Due gli elementi che vengono sottolineati nel position paper ossia “Il Piano nazionale di ripresa e resilienza (Pnrr) avrà un impatto significativo sul percorso di trasformazione digitale degli studi di commercialisti e consulenti del lavoro italiani” e “la dinamicità e l’interesse verso l’innovazione di una categoria fondamentale per l’economia italiana “

“La creazione di un mercato europeo dei dati e la piena valorizzazione della Data Economy – si legge nel report – sono gli ambiti che più impattano sui processi di digitalizzazione dei diversi settori economici, tra cui rientrano certamente sia la sfera pubblica che quella privata. Garantire la diffusa adozione del Cloud (che, di fatto, rappresenta la tecnologia abilitante la Data Economy) e la piena interoperabilità dei dati tra tutti i settori rappresentano i due passi fondamentali per rafforzare (e, in alcuni contesti, creare) la relazione tra i settori pubblico e privato, all’interno della quale i commercialisti e i consulenti di lavoro si pongono esattamente a metà, fungendo da intermediari e da facilitatori di questo rapporto. Non a caso, infatti, il Cloud è ritenuto oggi la tecnologia più significativa per lo sviluppo della propria professione da circa 1 Studio su 2, confermando, dunque, la sua rilevanza e pervasione in ogni ambito della società e dell’economia”.

Alcune evidenze

Secondo gli ultimi dati disponibili, la Data Economy vale in UE circa 443 miliardi di Euro, di cui oltre 126 miliardi di Euro (il 28,5% del totale) sono generati in Germania. Seguono Francia (63,6 miliardi di Euro, 14,4% del totale europeo) e Italia (46,9 miliardi di Euro, 10,6% del totale europeo).

Nei prossimi anni, inoltre, si prevede che il valore della Data Economy cresca a tassi sostenuti. La Commissione Europea stima un valore complessivo a livello UE pari a 604 miliardi di Euro al 2025 (+36,5% rispetto al 2021) e fino a 954 miliardi di Euro al 2030, registrando una crescita del +115% rispetto al valore del 2021.

La P.A. non è solo attualmente il 3° settore per valore generato della Data Economy, ma è anche il 2° per tasso di crescita al 2025, a cui seguono proprio i servizi professionali.

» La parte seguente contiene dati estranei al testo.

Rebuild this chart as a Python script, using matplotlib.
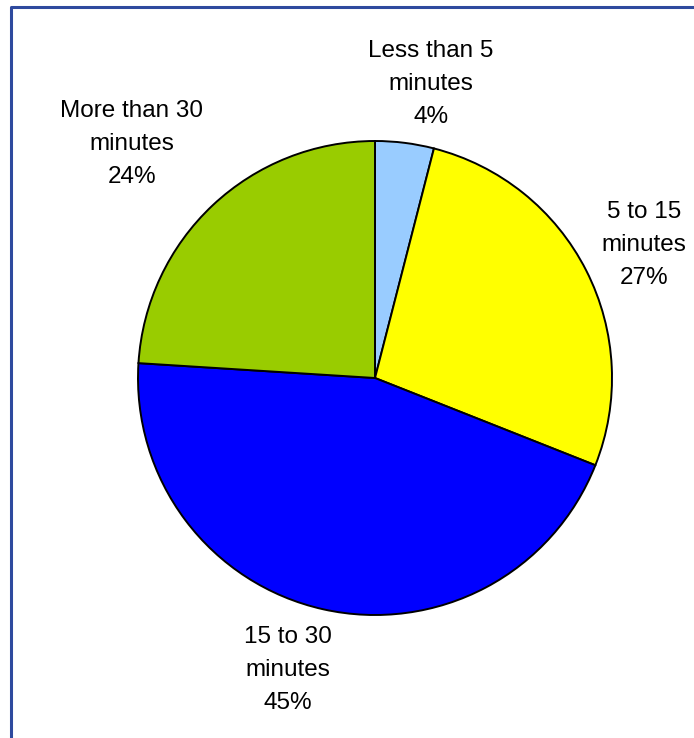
import matplotlib.pyplot as plt
import numpy as np

plt.rcParams['font.family'] = ['Liberation Sans', 'DejaVu Sans']

categories = ['Less than 5\nminutes', '5 to 15\nminutes', '15 to 30\nminutes', 'More than 30\nminutes']
shares = [4, 27, 45, 24]
colors = ['#99CCFF', '#FFFF00', '#0000FF', '#99CC00']
# nudges (px) applied to each label after placing it along the slice bisector
label_nudge = [(19, 2), (7, 0), (-23, -5), (-42, 20)]

W, H = 694, 738
fig = plt.figure(figsize=(W / 100, H / 100), dpi=100)
ax = fig.add_axes([0, 0, 1, 1])

# chart frame
ax.plot([11, 11, W + 5], [-5, H - 7, H - 7], color='#2E4A9E', lw=2.2, solid_capstyle='butt')

cx, cy, r = 375, H - 378, 237
wedges, _ = ax.pie(shares, colors=colors, startangle=90, counterclock=False,
                   center=(cx, cy), radius=r, frame=True,
                   wedgeprops=dict(edgecolor='black', linewidth=1.4))
ax.set_xlim(0, W)
ax.set_ylim(0, H)
ax.set_aspect('equal')
ax.axis('off')

for w, cat, s, (nx, ny) in zip(wedges, categories, shares, label_nudge):
    ang = np.deg2rad((w.theta1 + w.theta2) / 2)
    x = cx + 1.24 * r * np.cos(ang) + nx
    y = cy + 1.24 * r * np.sin(ang) + ny
    ax.text(x, y, f'{cat}\n{s}%', ha='center', va='center', fontsize=17.5,
            linespacing=1.65)

fig.savefig('out.png', dpi=100)
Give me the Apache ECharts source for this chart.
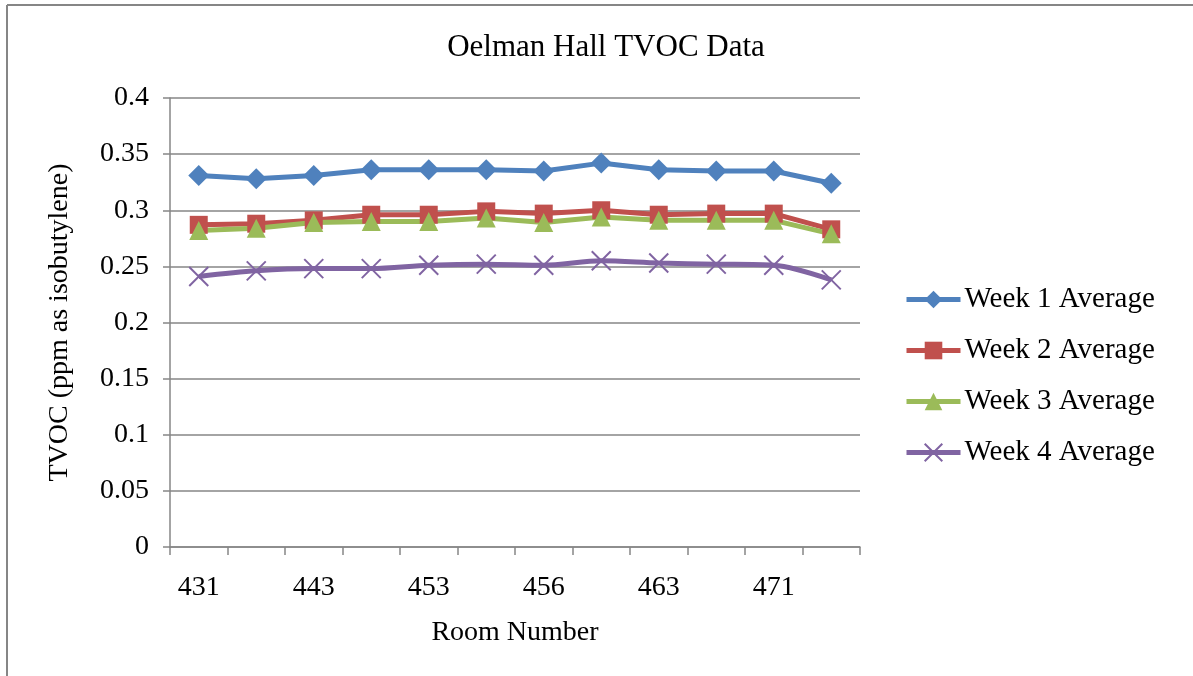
<!DOCTYPE html>
<html>
<head>
<meta charset="utf-8">
<script src="https://cdn.jsdelivr.net/npm/echarts@6/dist/echarts.min.js"></script>
<style>
html,body{margin:0;padding:0;background:#fff;}
#chart{width:1193px;height:676px;}
</style>
</head>
<body>
<div id="chart"></div>
<script>
const rooms = ['431','435','443','448','453','454','456','460','463','465','471','475'];
const week1 = [0.331, 0.328, 0.331, 0.336, 0.336, 0.336, 0.335, 0.342, 0.336, 0.335, 0.335, 0.324];
const week2 = [0.287, 0.288, 0.291, 0.296, 0.296, 0.299, 0.297, 0.300, 0.296, 0.297, 0.297, 0.283];
const week3 = [0.282, 0.284, 0.289, 0.290, 0.290, 0.293, 0.289, 0.294, 0.291, 0.291, 0.291, 0.279];
const week4 = [0.241, 0.246, 0.248, 0.248, 0.251, 0.252, 0.251, 0.255, 0.253, 0.252, 0.251, 0.238];
const seriesNames = ['Week 1 Average','Week 2 Average','Week 3 Average','Week 4 Average'];

const FONT = "'Liberation Serif', 'Times New Roman', serif";
const GRAY = '#868686';
const chart = echarts.init(document.getElementById('chart'));

function lineSeries(name, data, color, symbol, size, extra) {
  return Object.assign({
    name: name, type: 'line', data: data,
    symbol: symbol, symbolSize: size,
    lineStyle: {color: color, width: 5},
    itemStyle: {color: color},
    emphasis: {disabled: true},
    animation: false
  }, extra || {});
}

chart.setOption({
  animation: false,
  title: {
    text: 'Oelman Hall TVOC Data',
    left: 601, top: 27, textAlign: 'center',
    textStyle: {fontFamily: FONT, fontSize: 31, fontWeight: 'normal', color: '#000'}
  },
  legend: {
    orient: 'vertical', left: 904, top: 285, padding: 0,
    itemWidth: 54, itemHeight: 22, itemGap: 22,
    lineStyle: {width: 5},
    textStyle: {fontFamily: FONT, fontSize: 29, color: '#000', padding: [0, 0, 0, -1]},
    data: seriesNames
  },
  grid: {left: 170, right: 333, top: 98, bottom: 129, containLabel: false},
  xAxis: {
    type: 'category', data: rooms, boundaryGap: true,
    name: 'Room Number', nameLocation: 'middle', nameGap: 72,
    nameTextStyle: {fontFamily: FONT, fontSize: 28, color: '#000'},
    axisLine: {lineStyle: {color: GRAY, width: 1.5}},
    axisTick: {show: true, length: 8, alignWithLabel: false, interval: 0, lineStyle: {color: GRAY, width: 1.5}},
    axisLabel: {interval: 1, margin: 27, fontFamily: FONT, fontSize: 28, color: '#000'}
  },
  yAxis: {
    type: 'value', min: 0, max: 0.4, interval: 0.05,
    name: 'TVOC (ppm as isobutylene)', nameLocation: 'middle', nameGap: 96,
    nameTextStyle: {fontFamily: FONT, fontSize: 28, color: '#000'},
    axisLine: {show: true, lineStyle: {color: GRAY, width: 1.5}},
    axisTick: {show: true, length: 7, lineStyle: {color: GRAY, width: 1.5}},
    axisLabel: {margin: 21, fontFamily: FONT, fontSize: 28, color: '#000'},
    splitLine: {show: true, lineStyle: {color: GRAY, width: 1.5}}
  },
  graphic: [
    {type: 'line', shape: {x1: 7, y1: 5, x2: 1193, y2: 5}, style: {stroke: GRAY, lineWidth: 2}, silent: true},
    {type: 'line', shape: {x1: 7, y1: 5, x2: 7, y2: 676}, style: {stroke: GRAY, lineWidth: 2}, silent: true}
  ],
  series: [
    lineSeries(seriesNames[0], week1, '#4F81BD', 'diamond', 21),
    lineSeries(seriesNames[1], week2, '#C0504D', 'rect', 18),
    lineSeries(seriesNames[2], week3, '#9BBB59', 'triangle', 19),
    lineSeries(seriesNames[3], week4, '#8064A2', 'path://M0,0L10,10M10,0L0,10', 19, {
      smooth: 0.3,
      itemStyle: {color: '#8064A2', borderColor: '#8064A2', borderWidth: 2}
    })
  ]
});
</script>
</body>
</html>
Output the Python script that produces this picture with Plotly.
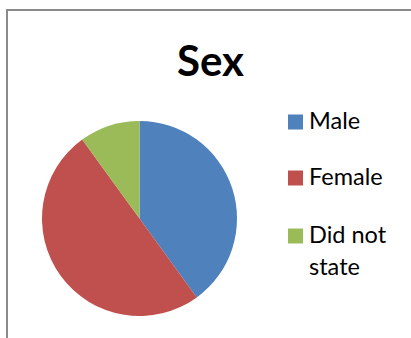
import plotly.graph_objects as go

# Data
labels = ["Male", "Female", "Did not state"]
values = [40, 50, 10]
colors = ["#4F81BD", "#C0504D", "#9BBB59"]
title_text = "Sex"

W, H = 411, 338
FONT = "Lato, 'Open Sans', sans-serif"

def px(x):
    return x / W

def py(y):
    return 1 - y / H

fig = go.Figure()
fig.add_trace(go.Pie(
    labels=labels,
    values=values,
    marker=dict(colors=colors, line=dict(width=0)),
    sort=False,
    direction="clockwise",
    rotation=0,
    textinfo="none",
    hoverinfo="label+value",
    showlegend=False,
    domain=dict(x=[px(42), px(237)], y=[py(316), py(121)]),
))

shapes = [
    # chart area border (extends past the visible area on right/bottom)
    dict(type="rect", xref="paper", yref="paper",
         x0=px(7), x1=px(W + 20), y0=py(H + 20), y1=py(10),
         line=dict(color="#8a8a8a", width=2), fillcolor="rgba(0,0,0,0)", layer="below"),
]
annotations = [
    dict(text="<b>" + title_text + "</b>", x=px(210), y=py(60), xref="paper", yref="paper",
         xanchor="center", yanchor="middle", showarrow=False,
         font=dict(family=FONT, size=42, color="#000000")),
]

# Manual legend (Excel-like, right side)
item_centers = [122, 178, 236]
line_gap = 32
for lab, col, cy in zip(labels, colors, item_centers):
    shapes.append(dict(type="rect", xref="paper", yref="paper",
                       x0=px(288), x1=px(303), y0=py(cy + 7.5), y1=py(cy - 7.5),
                       line=dict(width=0), fillcolor=col))
    words = lab.split(" ")
    lines = [lab] if len(lab) <= 7 else [" ".join(words[:2]), " ".join(words[2:])]
    for i, ln in enumerate(lines):
        annotations.append(dict(text=ln, x=px(307), y=py(cy - 2 + i * line_gap),
                                xref="paper", yref="paper", xanchor="left", yanchor="middle",
                                showarrow=False,
                                font=dict(family=FONT, size=23.5, color="#000000")))

fig.update_layout(
    width=W, height=H,
    margin=dict(l=0, r=0, t=0, b=0),
    paper_bgcolor="white", plot_bgcolor="white",
    shapes=shapes, annotations=annotations,
)

fig.write_html("out.html")
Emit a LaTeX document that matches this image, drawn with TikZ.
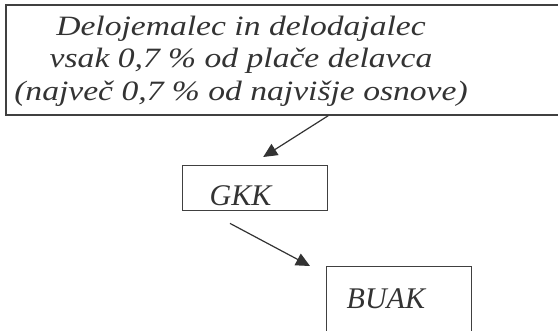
\documentclass[tikz,border=0pt]{standalone}
\usepackage{fontspec}
\setmainfont{Liberation Serif}
\newfontfamily\widefont[FakeStretch=1.2]{Liberation Serif}
\usetikzlibrary{arrows.meta, positioning}
\definecolor{box-gray}{HTML}{404040}
\definecolor{text-gray}{HTML}{333333}

\begin{document}
\begin{tikzpicture}[
    x=1pt, y=-1pt,
    bigbox/.style={draw=box-gray, line width=1.6pt, anchor=north west, minimum width=562pt, minimum height=110pt},
    box/.style={draw=box-gray, line width=1.4pt, inner sep=0pt, anchor=north west, align=left, text width=145pt, font=\itshape\fontsize{30}{32}\selectfont, text=text-gray},
    caption/.style={align=center, font=\widefont\itshape\fontsize{28}{32.5}\selectfont, text=text-gray},
    arrow/.style={-{Triangle[length=14pt,width=13pt]}, line width=1.2pt, text-gray}
]
    \useasboundingbox (0,0) rectangle (558,331);

    \node[bigbox] (fund) at (5,4) {};
    \node[caption] (fundtext) at (241,61) {Delojemalec in delodajalec\\vsak 0,7 \% od plače delavca\\(največ 0,7 \% od najvišje osnove)};
    \node[box, text height=40pt, text depth=5pt] (gkk) at (182,165) {\hspace*{27pt}GKK};
    \node[box, text height=42pt, text depth=32pt] (buak) at (326,266) {\hspace*{20pt}BUAK};

    \draw[arrow] (fund.south -| gkk.east) -- ([xshift=8pt,yshift=8pt]gkk.north);
    \draw[arrow] ([xshift=48pt,yshift=-12pt]gkk.south west) -- ([xshift=-16pt]buak.north west);
\end{tikzpicture}
\end{document}
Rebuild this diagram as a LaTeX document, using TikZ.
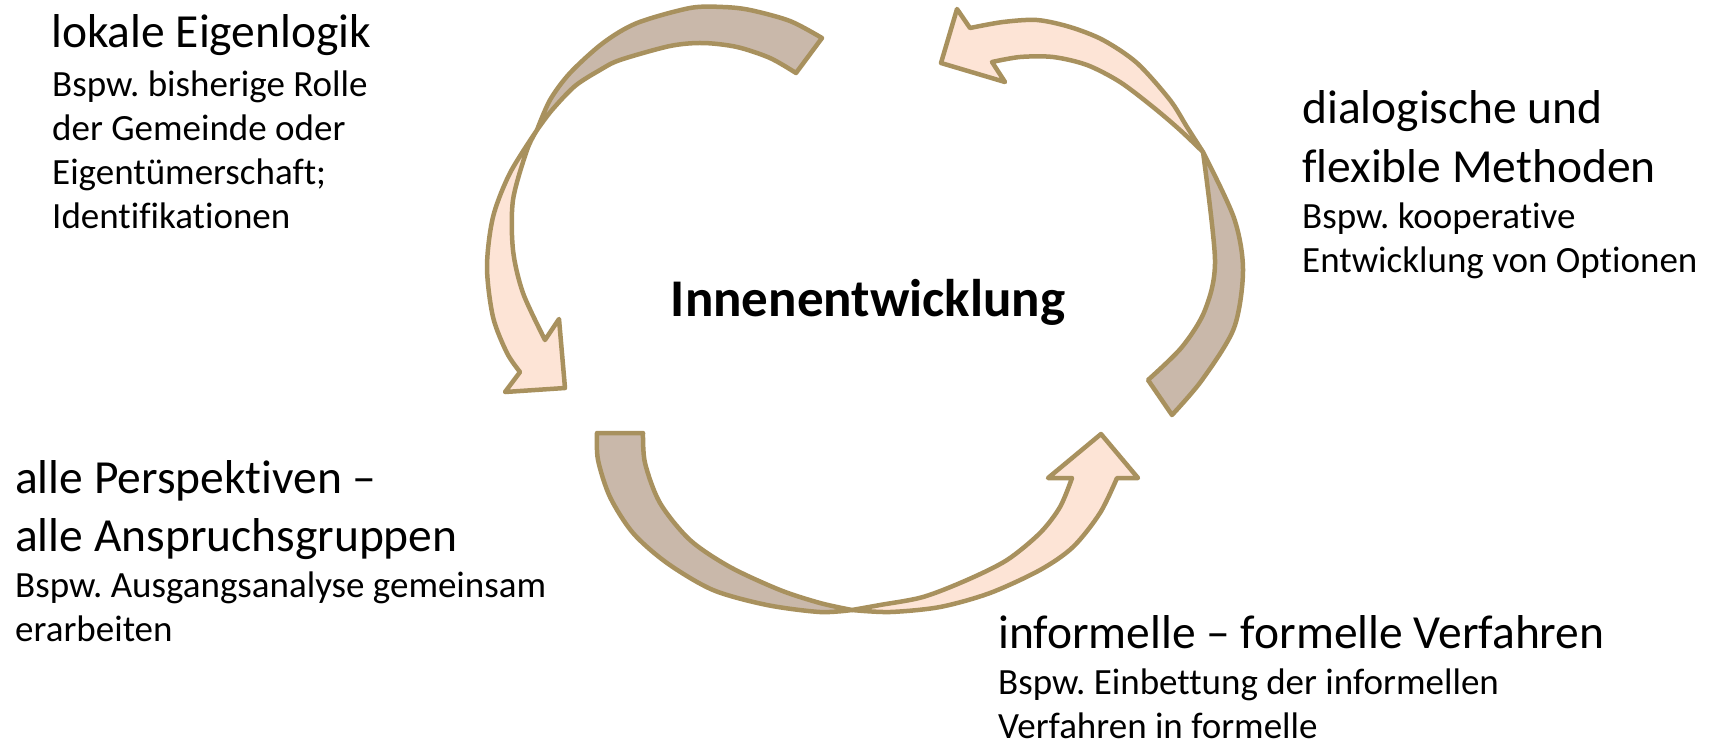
\documentclass[tikz,border=0pt]{standalone}
\usepackage{fontspec}
\setmainfont{Carlito}[Ligatures={NoCommon,NoContextual,NoRequired}]
\definecolor{abrown}{RGB}{201,184,170}
\definecolor{apink}{RGB}{253,228,214}
\definecolor{aline}{RGB}{168,145,94}
\frenchspacing
\begin{document}
\begin{tikzpicture}[x=1pt,y=-1pt,
  back/.style={fill=abrown,draw=aline,line width=4.5pt,line join=round},
  front/.style={fill=apink,draw=aline,line width=4.5pt,line join=round},
  big/.style={font=\fontsize{47.5}{57}\selectfont,inner sep=0pt,anchor=base west},
  small/.style={font=\fontsize{37}{44}\selectfont,inner sep=0pt,anchor=base west}]
\useasboundingbox[fill=white] (0,0) rectangle (1718,748);

% arrow 1 (top left)
\path[back] plot[smooth] coordinates {(822,38) (790,21) (750,10) (723,7) (690,8) (637,23) (603,43) (570,73) (550,100) (537,130)}
  -- plot[smooth] coordinates {(537,130) (552,110) (575,86) (600,70) (620,60) (670,46) (703,43) (737,47) (770,58) (796,73)} -- cycle;
\path[front] plot[smooth] coordinates {(537,130) (510,173) (493,217) (487,267) (493,317) (507,353) (520,372)}
  -- (505,392) -- (565,388) -- (559,319) -- (545,340)
  -- plot[smooth] coordinates {(545,340) (523,293) (513,250) (513,200) (527,150) (537,130)} -- cycle;

% arrow 2 (top right)
\path[front] (957,9) -- (941,63) -- (1005,82) -- (992,62)
  -- plot[smooth] coordinates {(992,62) (1020,57) (1053,57) (1087,65) (1120,82) (1153,107) (1180,130) (1203,152)}
  -- plot[smooth] coordinates {(1203,152) (1187,127) (1170,100) (1137,63) (1103,40) (1070,27) (1037,20) (1003,22) (970,28)} -- cycle;
\path[back] plot[smooth] coordinates {(1203,152) (1234,218) (1243,270) (1234,328) (1202,380) (1172,415)}
  -- (1148,380)
  -- plot[smooth] coordinates {(1148,380) (1182,347) (1205,310) (1215,260) (1203,152)} -- cycle;

% arrow 3 (bottom)
\path[back] (597,433) -- (643,433)
  -- plot[smooth] coordinates {(643,433) (645,463) (660,503) (690,540) (730,567) (780,590) (820,603) (852,610)}
  -- plot[smooth] coordinates {(852,610) (820,612) (767,605) (713,590) (667,563) (633,533) (610,497) (598,460) (597,433)} -- cycle;
\path[front] plot[smooth] coordinates {(852,610) (890,612) (940,607) (990,593) (1040,570) (1073,547) (1100,513) (1117,478)}
  -- (1138,478) -- (1101,434) -- (1048,478) -- (1072,478)
  -- plot[smooth] coordinates {(1072,478) (1060,507) (1040,533) (1007,560) (967,580) (923,597) (880,605) (852,610)} -- cycle;

% texts
\node[big] (le) at (51,47) {lokale Eigenlogik};
\node[small] (le1) at (52,96) {Bspw. bisherige Rolle};
\node[small] (le2) at (52,140) {der Gemeinde oder};
\node[small] (le3) at (52,184) {Eigentümerschaft;};
\node[small] (le4) at (52,228) {Identifikationen};

\node[big] (dm1) at (1302,123) {dialogische und};
\node[big] (dm2) at (1302,182) {flexible Methoden};
\node[small] (dm3) at (1302,228) {Bspw. kooperative};
\node[small] (dm4) at (1302,272) {Entwicklung von Optionen};

\node[font=\bfseries\fontsize{53}{64}\selectfont,inner sep=0pt,anchor=base] (c) at (868,316) {Innenentwicklung};

\node[big] (ap1) at (15,493) {alle Perspektiven –};
\node[big] (ap2) at (15,551) {alle Anspruchsgruppen};
\node[small] (ap3) at (15,597) {Bspw. Ausgangsanalyse gemeinsam};
\node[small] (ap4) at (15,641) {erarbeiten};

\node[big] (if1) at (998,648) {informelle – formelle Verfahren};
\node[small] (if2) at (998,694) {Bspw. Einbettung der informellen};
\node[small] (if3) at (998,738) {Verfahren in formelle};
\end{tikzpicture}
\end{document}
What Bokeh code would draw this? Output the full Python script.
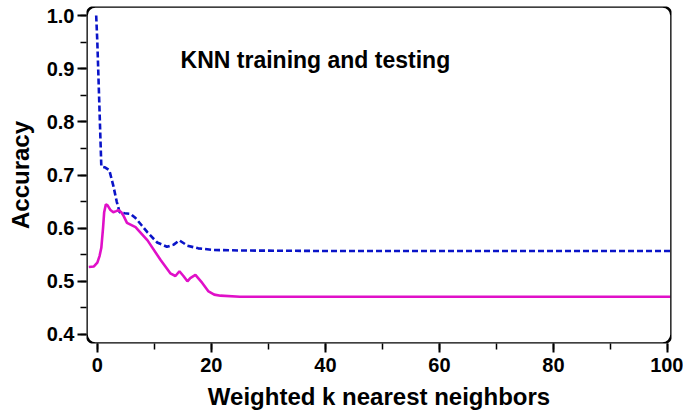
from bokeh.plotting import figure
from bokeh.models import Range1d, SingleIntervalTicker, NumeralTickFormatter, BoxAnnotation, Label
from bokeh.embed import file_html
from bokeh.resources import INLINE

# --- data ---
train_k = [-0.2, 0.0, 0.3, 0.7, 1.4, 2.1, 2.8, 3.4, 3.9, 4.8, 5.8, 6.7, 7.8, 8.8, 10.5, 12.2, 13.4, 14.4, 15.8, 17.7, 20.4, 25, 40, 60, 80, 100.5]
train_acc = [1.0, 0.95, 0.85, 0.716, 0.714, 0.709, 0.68, 0.65, 0.630, 0.628, 0.627, 0.619, 0.605, 0.592, 0.573, 0.565, 0.569, 0.577, 0.567, 0.562, 0.559, 0.558, 0.557, 0.557, 0.557, 0.557]

test_k = [-1.5, -0.6, 0.0, 0.4, 0.7, 1.0, 1.2, 1.5, 1.8, 2.3, 2.8, 3.3, 3.7, 4.2, 4.6, 5.2, 6.7, 8.8, 11.1, 12.8, 13.7, 14.4, 15.1, 15.8, 16.3, 17.2, 18.4, 19.5, 20.5, 21.6, 25, 40, 60, 80, 100.5]
test_acc = [0.527, 0.528, 0.535, 0.548, 0.563, 0.600, 0.630, 0.645, 0.643, 0.634, 0.630, 0.632, 0.634, 0.630, 0.623, 0.610, 0.602, 0.577, 0.540, 0.515, 0.510, 0.519, 0.510, 0.500, 0.506, 0.512, 0.497, 0.481, 0.475, 0.473, 0.471, 0.471, 0.471, 0.471, 0.471]

x_ticks = [0, 20, 40, 60, 80, 100]
y_ticks = [0.4, 0.5, 0.6, 0.7, 0.8, 0.9, 1.0]

title_text = "KNN training and testing"
x_label = "Weighted k nearest neighbors"
y_label = "Accuracy"

FONT = "Liberation Sans"

p = figure(width=683, height=417, output_backend="svg", toolbar_location=None,
           x_range=Range1d(-1.9, 100.7), y_range=Range1d(0.383, 1.017),
           min_border_left=86, min_border_right=12, min_border_top=6, min_border_bottom=74)

p.background_fill_color = "white"
p.border_fill_color = "white"
p.outline_line_color = None
p.xgrid.grid_line_color = None
p.ygrid.grid_line_color = None

p.line(train_k, train_acc, line_color="#0a14c8", line_width=2.6, line_dash="6 3")
p.line(test_k, test_acc, line_color="#e010c8", line_width=2.6)

# rounded frame
p.add_layout(BoxAnnotation(fill_alpha=0, line_color="black", line_alpha=1.0, line_width=2.6,
                           border_radius=9, level="overlay"))

p.add_layout(Label(x=14.6, y=0.917, text=title_text, text_font=FONT, text_font_size="23px",
                   text_font_style="bold", text_color="black", text_baseline="alphabetic"))

p.xaxis.ticker = SingleIntervalTicker(interval=20, num_minor_ticks=2)
p.yaxis.ticker = SingleIntervalTicker(interval=0.1, num_minor_ticks=2)
p.yaxis.formatter = NumeralTickFormatter(format="0.0")

for ax in (p.xaxis[0], p.yaxis[0]):
    ax.axis_line_color = None
    ax.major_tick_line_color = "black"
    ax.minor_tick_line_color = "black"
    ax.major_tick_line_width = 2
    ax.minor_tick_line_width = 1.5
    ax.major_tick_in = 0
    ax.minor_tick_in = 0
    ax.major_tick_out = 9
    ax.minor_tick_out = 6
    ax.major_label_text_font = FONT
    ax.major_label_text_font_style = "bold"
    ax.major_label_text_font_size = "20px"
    ax.major_label_text_color = "black"
    ax.axis_label_text_font = FONT
    ax.axis_label_text_font_style = "bold"
    ax.axis_label_text_font_size = "24px"
    ax.axis_label_text_color = "black"

p.xaxis.axis_label = x_label
p.yaxis.axis_label = y_label
p.xaxis.major_label_standoff = 5
p.yaxis.major_label_standoff = 3
p.xaxis.axis_label_standoff = 8
p.yaxis.axis_label_standoff = 10

open("out.html", "w").write(file_html(p, INLINE))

I commercialisti e i consulenti del lavoro, dunque, dovranno essere in grado di adeguarsi costantemente alle evoluzioni tecnologiche e ai processi di digitalizzazione che caratterizzeranno le componenti del settore pubblico e del settore privato, attraverso una evoluzione della stessa professione e una relazione più ampia e a 360° gradi tra tutti gli stakeholder coinvolti.

 

I 9 messaggi chiave emersi dalla survey ai commercialisti e ai consulenti del lavoro

1. 1 studio su 2 si ritiene maturo digitalmente e l’auto percezione di maturità aumenta al diminuire del fatturato dello Studio;

2. L’85% dei rispondenti pensa che gli investimenti del PNRR impatteranno sul proprio Studio. Per 3 Studi su 4 (il 75%) il passaggio della P.A. ad un modello «once only» è l’investimento più rilevante per la loro professione, mentre quelli meno significativi sono legati all’interazione tra cittadino e P.A. (PagoPA e SPID);

3. Circa 1 Studio u 2 ritiene il Cloud la tecnologia più significativa per lo sviluppo della professione;

4. Negli ultimi 2 anni, il Cloud ha rappresentato il principale canale di investimento (57%), seguito da una maggiore interazione digitale con i clienti (45%);

5. La digitalizzazione ha permesso di ottenere benefici in termini di formazione (52%), tempo di lavoro (49%) e scambio dati (48%), ma i grandi Studi hanno ottenuto più benefici trasformativi sulle attività ad alto valore aggiunto, con effetti anche sull’incremento dei volumi di business;

6. Il 41% degli Studi ritiene che la digitalizzazione possa portare ad una evoluzione del ruolo del professionista a business partner e e i grandi Studi (fatturato >€1 mln) si definiscono i più «pronti» ad intraprendere questi processi evolutivi (47% vs 26% Studi con fatturato <250 mila euro);

7. Per oltre 1 Studio su 2 (53%) la disponibilità di soluzioni plug&play rappresenta il supporto più utile alla digitalizzazione dello Studio, ma per i grandi Studi il supporto più utile è rappresentato dalla semplificazione dei meccanismi di compliance (59% vs 36% piccoli Studi);

8. Circa il 30% degli Studi si ritiene consapevole rispetto ai temi di sostenibilità e investimenti ESG e 1 grande Studio su 2 (47%) si ritiene pronto a guidare le scelte di investimento dei clienti (vs 20% dei piccoli Studi);

9. La priorità principale per gli Studi all’interno della riforma fiscale è l’eliminazione del «doppio binario» per i redditi di impresa (38%), seguita dalla costituzionalizzazione dello Statuto dei contribuenti (35%).